Let’s just say what everyone’s been thinking: the influencer era is winding down, and honestly, it’s about time.


For a decade, we’ve watched strangers sell us sunscreen, self-help, and their “morning routines,” all wrapped in a curated version of authenticity that was never actually authentic. Influencers weren’t selling products. They were selling a polished illusion of a life we were supposed to want.


Then AI walked in and quietly broke the spell.


Overnight, it became obvious that most influencer content wasn’t unique or creative. And once a machine could generate that same glossy aesthetic in minutes, the whole thing started to look hollow. Brands realized it first. Audiences realized it next. The aura cracked.


But here’s the real shift: AI didn’t kill the creator economy. It revealed what was worth saving.


If content can be generated instantly, then content itself isn’t the value anymore. What is valuable, the thing AI still can’t fake, is actual craft. Real process. Real skills earned through repetition and calluses and mistakes. Proof of a human being doing something that requires more than a prompt.


And that’s where the attention is migrating now. Not toward a new breed of influencers, but toward people who make things that stand on their own without an algorithm’s permission.

Former Honey Bunches of Oats employee, Diana Hunter. She worked in production at the Post cereal factory in Battle Creek, Michigan for over 40 years.
Former Honey Bunches of Oats employee, Diana Hunter. She worked in production at the Post cereal factory in Battle Creek, Michigan for over 40 years.
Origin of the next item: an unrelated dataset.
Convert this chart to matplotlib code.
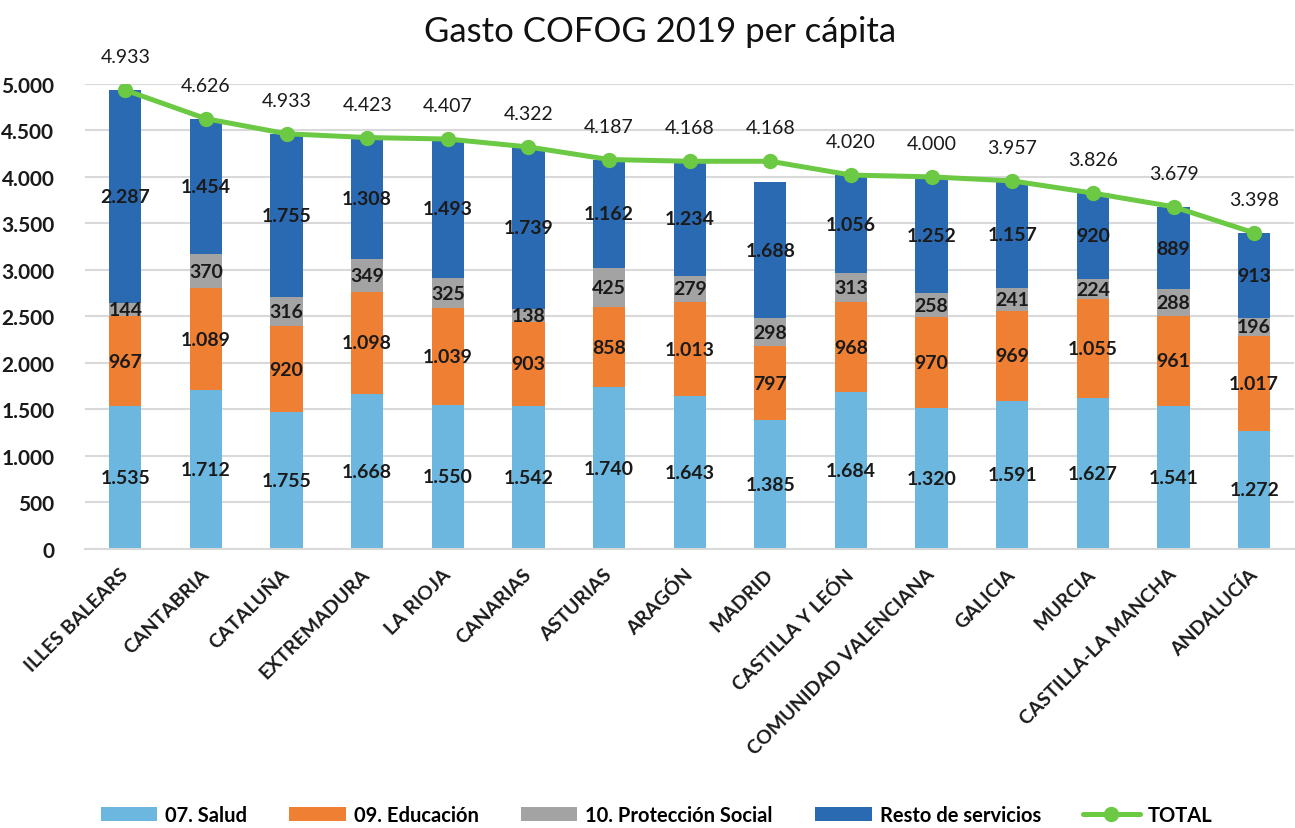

Take Diana Hunter, for example. She wasn’t an influencer. She worked in production at the Post cereal factory in Battle Creek, Michigan for over 40 years. And yet a single, joyful, unscripted moment in a Honey Bunches of Oats commercial captured more authenticity in 15 seconds than most influencer campaigns do in a lifetime. She simply did her work, and people noticed.


Artists, builders, printmakers, fabricators, studio people; anyone whose work has weight, texture, and consequence. Not as the “next influencers,” but as the antidote to all the content that evaporates the moment you scroll past it.


That’s what we’re excited about at Biltline.


As the internet fills with perfectly polished, instantly generated everything, the unpolished and the handmade become rare. And rare things become valuable. The future doesn’t belong to personalities pretending to be relatable. It belongs to people doing work that’s actually worth seeing.


Maybe the influencer era didn’t end. Maybe we just remembered what real creators looks like.